There are 'welcome signs,' he said, 'but at this stage conditions in financial markets are still far from normal.'
Bernanke made no comments on monetary policy or the economic outlook in his remarks sent by satellite to a financial markets conference of the Atlanta Federal Reserve Bank.
As improvements, he cited reduced stress in the Treasury repurchase market and the decline in interest rate spreads for other debt securities.
Liquidity is better in several markets, Bernanke said, but 'ultimately, market participants themselves must address the fundamental sources of financial strains -- through deleveraging, raising new capital, and improving risk management.'
He emphasized improving risk management, especially liquidity risk management, because the sudden freezing up, or illiquidity, of so many markets at once took financial firms, financial regulators and the central banks by surprise.
A major surprise came from the notification on March 13 that Bear Stearns was suffering an old-fashioned run on the bank. Until then, Bernanke said, 'it was believed that primary dealers (of which Bear Stearns was one of 20) were not especially susceptible to runs by their creditors.'
Over the weekend of March 15-16, the Fed and the Treasury decided they could not afford to let Bear Stearns go bankrupt and they came up with a financing package for a takeover by JP Morgan Chase.
'A bankruptcy filing would have forced Bear's secured creditors and counterparties to liquidate the underlying collateral,' Bernanke said, at fire-sale prices in illiquid markets, and 'a much broader liquidity crisis might have ensued.'
In his review of the credit crisis and the Federal Reserve's responses, Bernanke, being a Fed chairman, would not use a common phrase like 'making it up as we went along,' but his description of the development of new liquidity-providing facilities sounded uncomfortably close to that.

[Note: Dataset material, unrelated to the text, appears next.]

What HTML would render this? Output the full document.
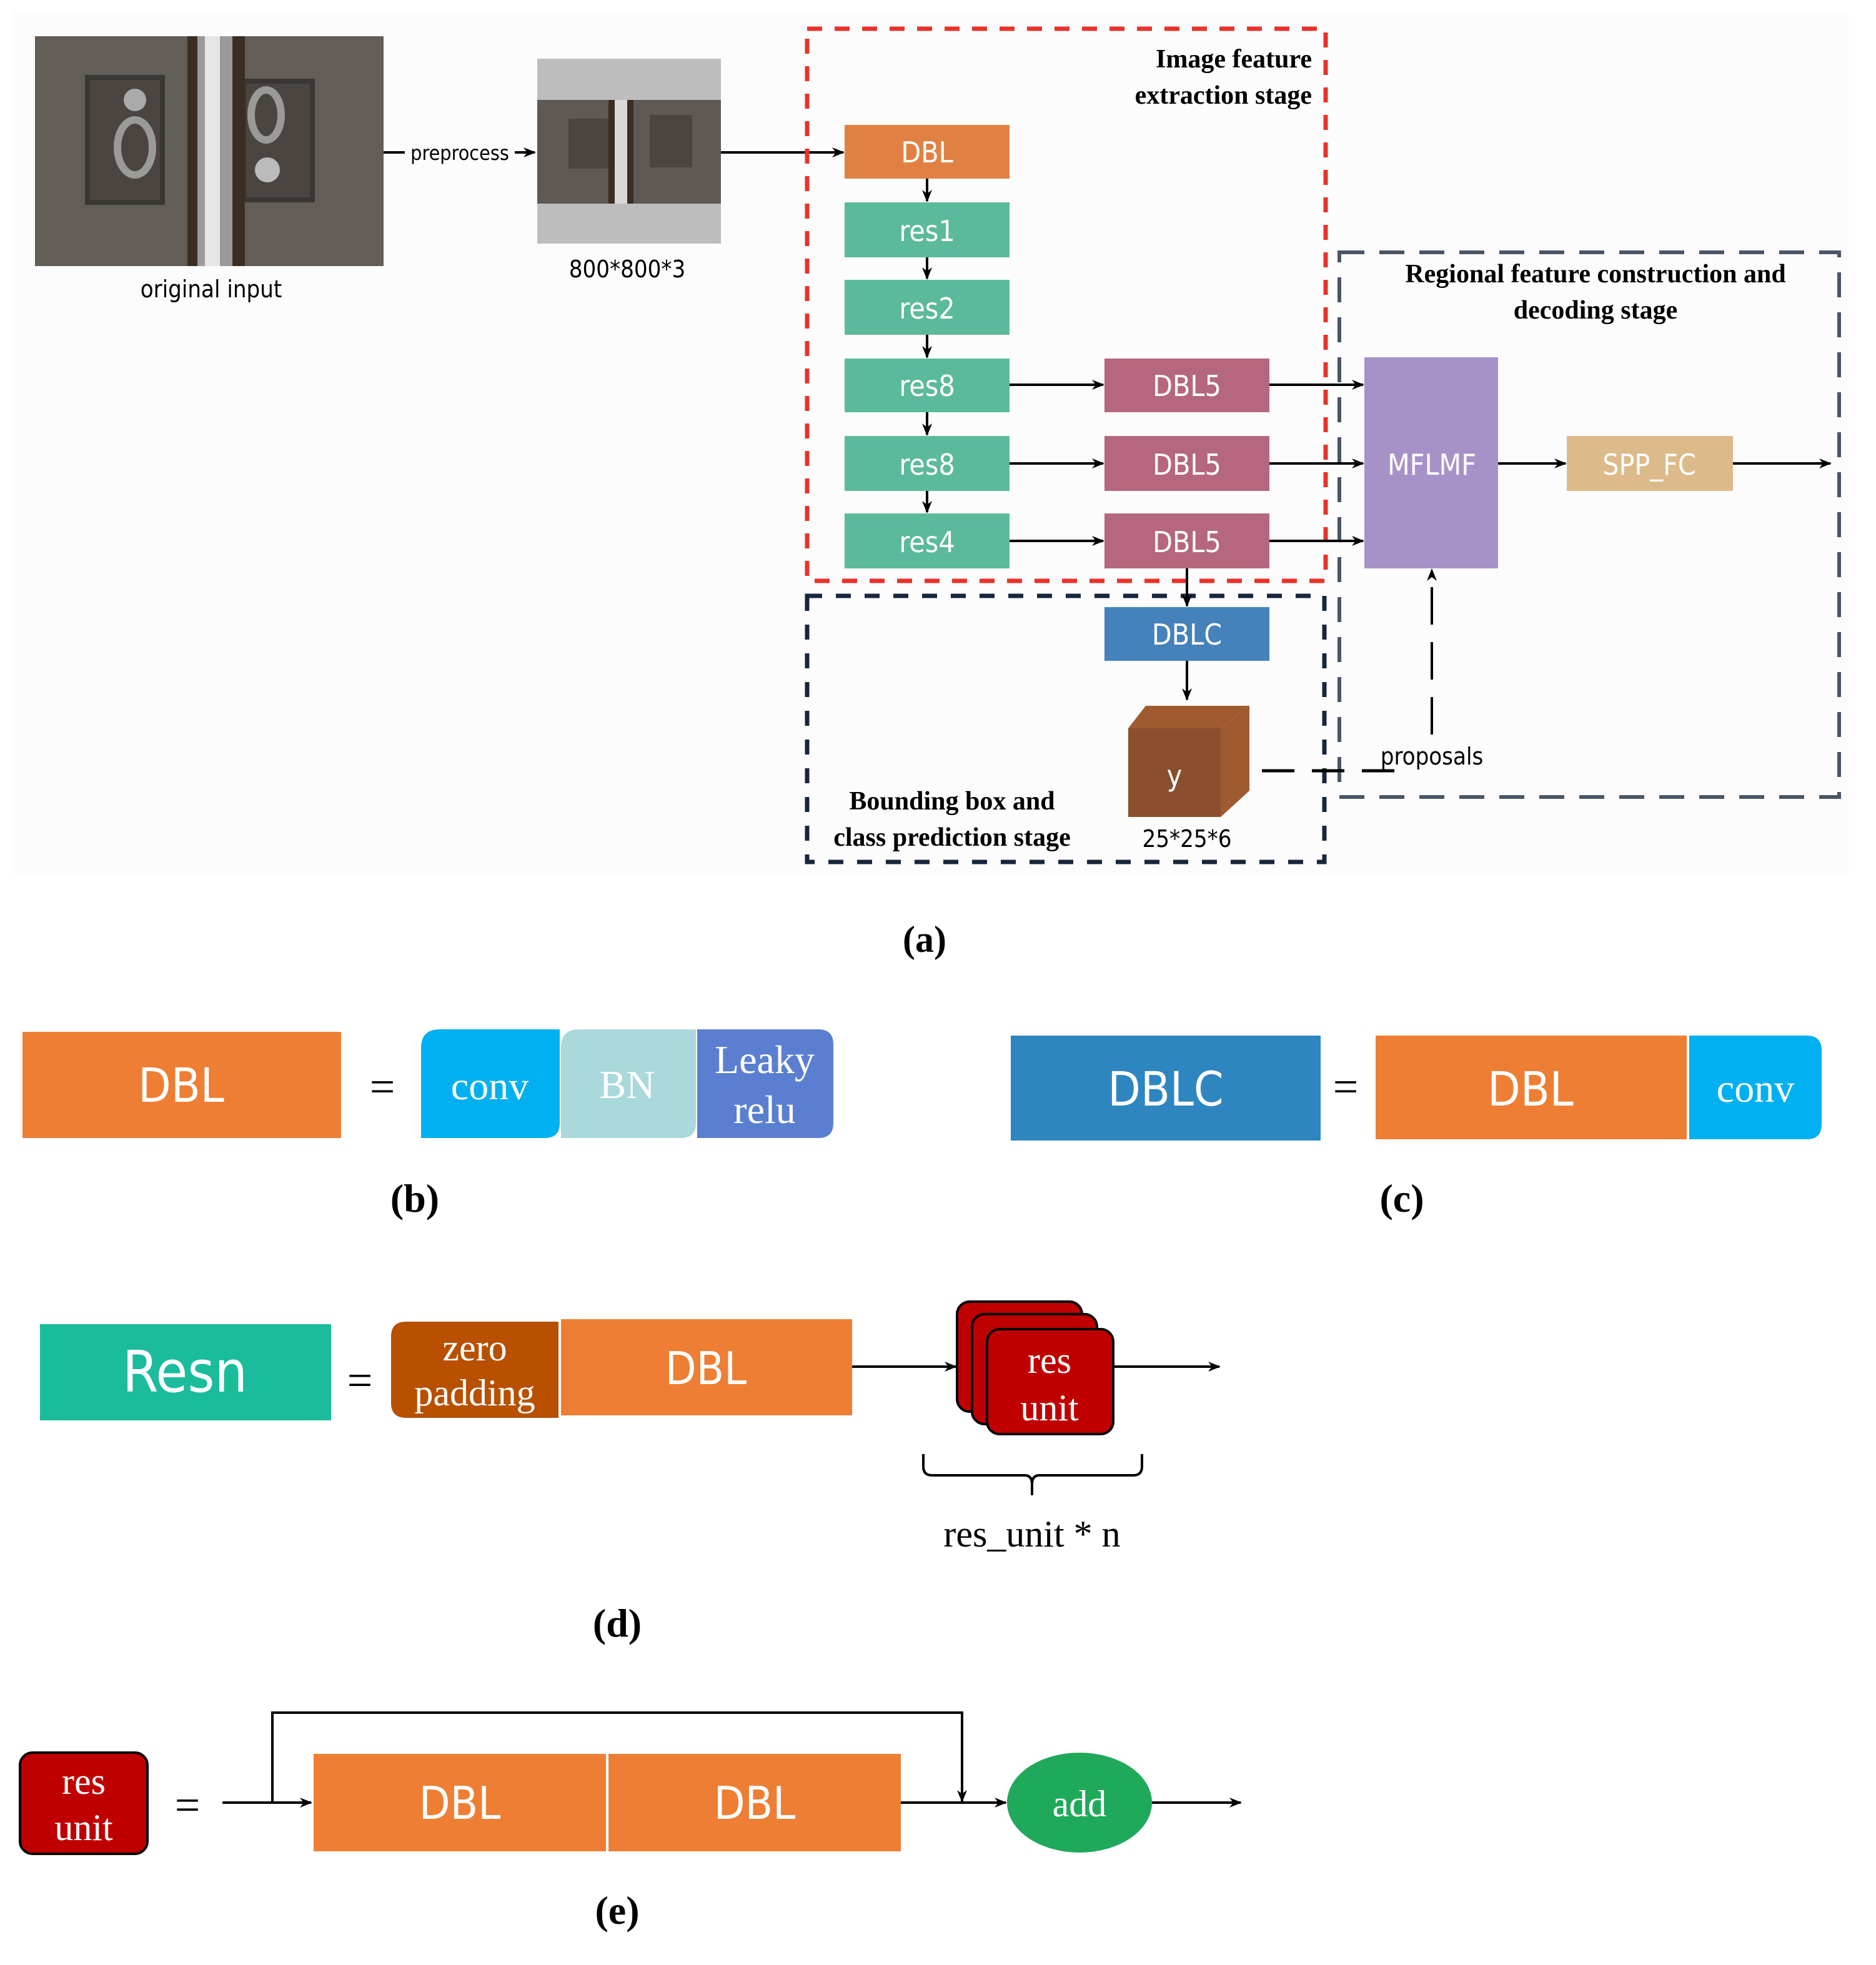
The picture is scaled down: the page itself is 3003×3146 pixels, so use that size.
<!DOCTYPE html>
<html><head><meta charset="utf-8">
<style>
html,body{margin:0;padding:0;background:#fff;}
svg{display:block;}
.s{font-family:"DejaVu Sans Condensed","Liberation Sans",sans-serif;}
.r{font-family:"Liberation Serif",serif;}
</style></head><body>
<svg width="3003" height="3146" viewBox="0 0 1501.5 1573" xmlns="http://www.w3.org/2000/svg">
<defs>
<marker id="a" markerWidth="10" markerHeight="10" refX="9" refY="5" orient="auto" markerUnits="userSpaceOnUse"><path d="M0,1 L10,5 L0,9 L3,5 z" fill="#000"/></marker>
</defs>
<rect width="1501.5" height="1573" fill="#fff"/>
<rect x="10" y="10" width="1470" height="690" fill="#fcfcfc"/>

<!-- original photo -->
<rect x="28" y="29" width="279" height="184" fill="#5a5550"/>
<rect x="28" y="29" width="279" height="184" fill="#6b665f" opacity="0.5"/>
<rect x="70" y="62" width="60" height="100" fill="#4a4540" stroke="#3a3633" stroke-width="4"/>
<rect x="195" y="65" width="55" height="95" fill="#4a4540" stroke="#3a3633" stroke-width="4"/>
<ellipse cx="108" cy="118" rx="14" ry="22" fill="none" stroke="#9a9a96" stroke-width="6"/>
<ellipse cx="213" cy="92" rx="12" ry="20" fill="none" stroke="#9a9a96" stroke-width="6"/>
<circle cx="108" cy="80" r="9" fill="#aaa"/><circle cx="214" cy="136" r="10" fill="#bbb"/>
<rect x="150" y="29" width="46" height="184" fill="#3b2d22"/>
<rect x="158" y="29" width="28" height="184" fill="#9a9a9a"/>
<rect x="164" y="29" width="12" height="184" fill="#e6e6e6"/>
<text x="169" y="238" class="s" font-size="19" text-anchor="middle">original input</text>

<line x1="307" y1="122" x2="428" y2="122" stroke="#000" stroke-width="2" marker-end="url(#a)"/>
<rect x="324" y="112" width="88" height="20" fill="#fcfcfc"/>
<text x="368" y="128" class="s" font-size="16" text-anchor="middle">preprocess</text>

<!-- preprocessed -->
<rect x="430" y="47" width="147" height="148" fill="#bdbdbd"/>
<rect x="430" y="80" width="147" height="83" fill="#5e5954"/>
<rect x="455" y="95" width="40" height="40" fill="#4a4540"/>
<rect x="520" y="92" width="34" height="42" fill="#4a4540"/>
<rect x="487" y="80" width="20" height="83" fill="#3b2d22"/>
<rect x="492" y="80" width="10" height="83" fill="#d8d8d8"/>
<text x="502" y="222" class="s" font-size="19" text-anchor="middle">800*800*3</text>

<line x1="577" y1="122" x2="675" y2="122" stroke="#000" stroke-width="2" marker-end="url(#a)"/>

<!-- boxes -->
<rect x="1072" y="202" width="400" height="436" fill="none" stroke="#4a5568" stroke-width="3" stroke-dasharray="20,12"/>
<rect x="646" y="477" width="414" height="213" fill="none" stroke="#17263c" stroke-width="3.5" stroke-dasharray="12,11"/>
<rect x="646" y="23" width="415" height="442" fill="none" stroke="#e8322a" stroke-width="3.5" stroke-dasharray="12,10"/>

<text x="1050" y="54" class="r" font-size="21" font-weight="bold" text-anchor="end">Image feature</text>
<text x="1050" y="83" class="r" font-size="21" font-weight="bold" text-anchor="end">extraction stage</text>
<text x="1277" y="226" class="r" font-size="21" font-weight="bold" text-anchor="middle">Regional feature construction and</text>
<text x="1277" y="255" class="r" font-size="21" font-weight="bold" text-anchor="middle">decoding stage</text>
<text x="762" y="648" class="r" font-size="21" font-weight="bold" text-anchor="middle">Bounding box and</text>
<text x="762" y="677" class="r" font-size="21" font-weight="bold" text-anchor="middle">class prediction stage</text>

<g class="s" font-size="23" fill="#fff" text-anchor="middle">
<rect x="676" y="100" width="132" height="43" fill="#e08143"/><text x="742" y="130">DBL</text>
<rect x="676" y="162" width="132" height="44" fill="#5bba9b"/><text x="742" y="193">res1</text>
<rect x="676" y="224" width="132" height="44" fill="#5bba9b"/><text x="742" y="255">res2</text>
<rect x="676" y="287" width="132" height="43" fill="#5bba9b"/><text x="742" y="317">res8</text>
<rect x="676" y="349" width="132" height="44" fill="#5bba9b"/><text x="742" y="380">res8</text>
<rect x="676" y="411" width="132" height="44" fill="#5bba9b"/><text x="742" y="442">res4</text>
<rect x="884" y="287" width="132" height="43" fill="#b5677e"/><text x="950" y="317">DBL5</text>
<rect x="884" y="349" width="132" height="44" fill="#b5677e"/><text x="950" y="380">DBL5</text>
<rect x="884" y="411" width="132" height="44" fill="#b5677e"/><text x="950" y="442">DBL5</text>
<rect x="884" y="486" width="132" height="43" fill="#4581ba"/><text x="950" y="516">DBLC</text>
<rect x="1092" y="286" width="107" height="169" fill="#a792c8"/><text x="1146" y="380">MFLMF</text>
<rect x="1254" y="349" width="133" height="44" fill="#ddba8a"/><text x="1320" y="380">SPP_FC</text>
</g>

<g stroke="#000" stroke-width="2" fill="none" marker-end="url(#a)">
<line x1="742" y1="143" x2="742" y2="161"/>
<line x1="742" y1="206" x2="742" y2="223"/>
<line x1="742" y1="268" x2="742" y2="286"/>
<line x1="742" y1="330" x2="742" y2="348"/>
<line x1="742" y1="393" x2="742" y2="410"/>
<line x1="808" y1="308" x2="883" y2="308"/>
<line x1="808" y1="371" x2="883" y2="371"/>
<line x1="808" y1="433" x2="883" y2="433"/>
<line x1="1016" y1="308" x2="1091" y2="308"/>
<line x1="1016" y1="371" x2="1091" y2="371"/>
<line x1="1016" y1="433" x2="1091" y2="433"/>
<line x1="1199" y1="371" x2="1253" y2="371"/>
<line x1="1387" y1="371" x2="1465" y2="371"/>
<line x1="950" y1="455" x2="950" y2="485"/>
<line x1="950" y1="529" x2="950" y2="560"/>
<line x1="1146" y1="588" x2="1146" y2="456" stroke-dasharray="30,14"/>
</g>
<line x1="1010" y1="617" x2="1120" y2="617" stroke="#000" stroke-width="2.5" stroke-dasharray="26,14"/>
<text x="1146" y="612" class="s" font-size="19" text-anchor="middle">proposals</text>

<!-- cube -->
<polygon points="903,583 917,565 1000,565 977,583" fill="#a05a30"/>
<polygon points="977,583 1000,565 1000,633 977,654" fill="#a05a30"/>
<rect x="903" y="583" width="74" height="71" fill="#8b4f30"/>
<text x="940" y="629" class="s" font-size="23" fill="#fff" text-anchor="middle">y</text>
<text x="950" y="678" class="s" font-size="19" text-anchor="middle">25*25*6</text>

<text x="740" y="762" class="r" font-size="30" font-weight="bold" text-anchor="middle">(a)</text>

<!-- (b) -->
<rect x="18" y="826" width="255" height="85" fill="#ee7e33"/>
<text x="145" y="882" class="s" font-size="38" fill="#fff" text-anchor="middle">DBL</text>
<text x="306" y="882" class="r" font-size="36" text-anchor="middle">=</text>
<path d="M352,824 H448 V899 Q448,911 436,911 H337 V839 Q337,824 352,824Z" fill="#00b0f0"/>
<path d="M463,824 H557 V899 Q557,911 545,911 H449 V839 Q449,824 463,824Z" fill="#a9d9da"/>
<path d="M558,824 H655 Q667,824 667,836 V899 Q667,911 655,911 H558Z" fill="#5b7fd0"/>
<g class="r" font-size="32" fill="#fff" text-anchor="middle">
<text x="392" y="880">conv</text><text x="502" y="879">BN</text>
<text x="612" y="859">Leaky</text><text x="612" y="899">relu</text></g>
<text x="332" y="970" class="r" font-size="32" font-weight="bold" text-anchor="middle">(b)</text>

<!-- (c) -->
<rect x="809" y="829" width="248" height="84" fill="#2e86c1"/>
<text x="933" y="885" class="s" font-size="38" fill="#fff" text-anchor="middle">DBLC</text>
<text x="1077" y="882" class="r" font-size="36" text-anchor="middle">=</text>
<rect x="1101" y="829" width="249" height="83" fill="#ee7e33"/>
<text x="1225" y="885" class="s" font-size="38" fill="#fff" text-anchor="middle">DBL</text>
<path d="M1352,829 H1446 Q1458,829 1458,841 V900 Q1458,912 1446,912 H1352Z" fill="#00b0f0"/>
<text x="1405" y="882" class="r" font-size="32" fill="#fff" text-anchor="middle">conv</text>
<text x="1122" y="970" class="r" font-size="32" font-weight="bold" text-anchor="middle">(c)</text>

<!-- (d) -->
<rect x="32" y="1060" width="233" height="77" fill="#1abc9c"/>
<text x="148" y="1114" class="s" font-size="46" fill="#fff" text-anchor="middle">Resn</text>
<text x="288" y="1117" class="r" font-size="36" text-anchor="middle">=</text>
<path d="M325,1058 H447 V1135 H325 Q313,1135 313,1123 V1070 Q313,1058 325,1058Z" fill="#b85000"/>
<g class="r" font-size="30" fill="#fff" text-anchor="middle"><text x="380" y="1089">zero</text><text x="380" y="1125">padding</text></g>
<rect x="449" y="1056" width="233" height="77" fill="#ee7e33"/>
<text x="565" y="1108" class="s" font-size="36" fill="#fff" text-anchor="middle">DBL</text>
<line x1="682" y1="1094" x2="765" y2="1094" stroke="#000" stroke-width="2" marker-end="url(#a)"/>
<rect x="766" y="1042" width="100" height="88" rx="10" fill="#c00000" stroke="#000" stroke-width="2"/>
<rect x="778" y="1052" width="100" height="88" rx="10" fill="#c00000" stroke="#000" stroke-width="2"/>
<rect x="790" y="1064" width="101" height="84" rx="10" fill="#c00000" stroke="#000" stroke-width="2"/>
<g class="r" font-size="30" fill="#fff" text-anchor="middle"><text x="840" y="1099">res</text><text x="840" y="1137">unit</text></g>
<line x1="891" y1="1094" x2="976" y2="1094" stroke="#000" stroke-width="2" marker-end="url(#a)"/>
<path d="M739,1164 V1174 Q739,1181 746,1181 H820 Q826,1181 826,1188 V1197 M826,1188 Q826,1181 832,1181 H907 Q914,1181 914,1174 V1164" fill="none" stroke="#000" stroke-width="2"/>
<text x="826" y="1238" class="r" font-size="30" text-anchor="middle">res_unit * n</text>
<text x="494" y="1310" class="r" font-size="32" font-weight="bold" text-anchor="middle">(d)</text>

<!-- (e) -->
<rect x="16" y="1403" width="102" height="81" rx="10" fill="#c00000" stroke="#000" stroke-width="2"/>
<g class="r" font-size="30" fill="#fff" text-anchor="middle"><text x="67" y="1436">res</text><text x="67" y="1473">unit</text></g>
<text x="150" y="1457" class="r" font-size="36" text-anchor="middle">=</text>
<line x1="178" y1="1443" x2="249" y2="1443" stroke="#000" stroke-width="2" marker-end="url(#a)"/>
<path d="M218,1443 V1371 H770 V1442" fill="none" stroke="#000" stroke-width="2" marker-end="url(#a)"/>
<rect x="251" y="1404" width="234" height="78" fill="#ee7e33"/>
<rect x="487" y="1404" width="234" height="78" fill="#ee7e33"/>
<g class="s" font-size="36" fill="#fff" text-anchor="middle"><text x="368" y="1456">DBL</text><text x="604" y="1456">DBL</text></g>
<line x1="721" y1="1443" x2="805" y2="1443" stroke="#000" stroke-width="2" marker-end="url(#a)"/>
<ellipse cx="864" cy="1443" rx="58" ry="40" fill="#1fa95a"/>
<text x="864" y="1454" class="r" font-size="30" fill="#fff" text-anchor="middle">add</text>
<line x1="922" y1="1443" x2="993" y2="1443" stroke="#000" stroke-width="2" marker-end="url(#a)"/>
<text x="494" y="1540" class="r" font-size="32" font-weight="bold" text-anchor="middle">(e)</text>
</svg>
</body></html>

'Some foreign central banks have been able to address the recent liquidity pressures within their existing frameworks without resorting to extraordinary measures,' he said. But the Fed 'had to use methods it does not usually employ.' It 'has had to innovate in large part to achieve what other central banks have been able to effect through existing tools.'
The Fed's systematic as opposed to ad hoc innovations included opening direct borrowing from the Fed to the other 19 primary dealer securities firms through the Primary Dealer Credit Facility.
It set up the Term Auction Facility for banks to remove the stigma of discount window borrowing.
It set up the Term Securities Lending Facility to let banks and firms substitute Treasuries for illiquid mortgage-backed debt.
And the Fed opened up all of the facilities to a much wider and riskier range of collateral than it had customarily accepted in the past.
All of these actions have raised the spectre of 'moral hazard,' whereby financial firms pursue more risky strategies because they believe there will be a central bank bailout if a crisis develops.
Bernanke conceded the problem, but said 'the problem of moral hazard can perhaps be most effectively addressed by prudential supervision and regulation that ensures that financial institutions manage their liquidity risks effectively in advance of the crisis.'
In other words, as many analysts have said is inevitable, with the government-provided liquidity will come new government regulations.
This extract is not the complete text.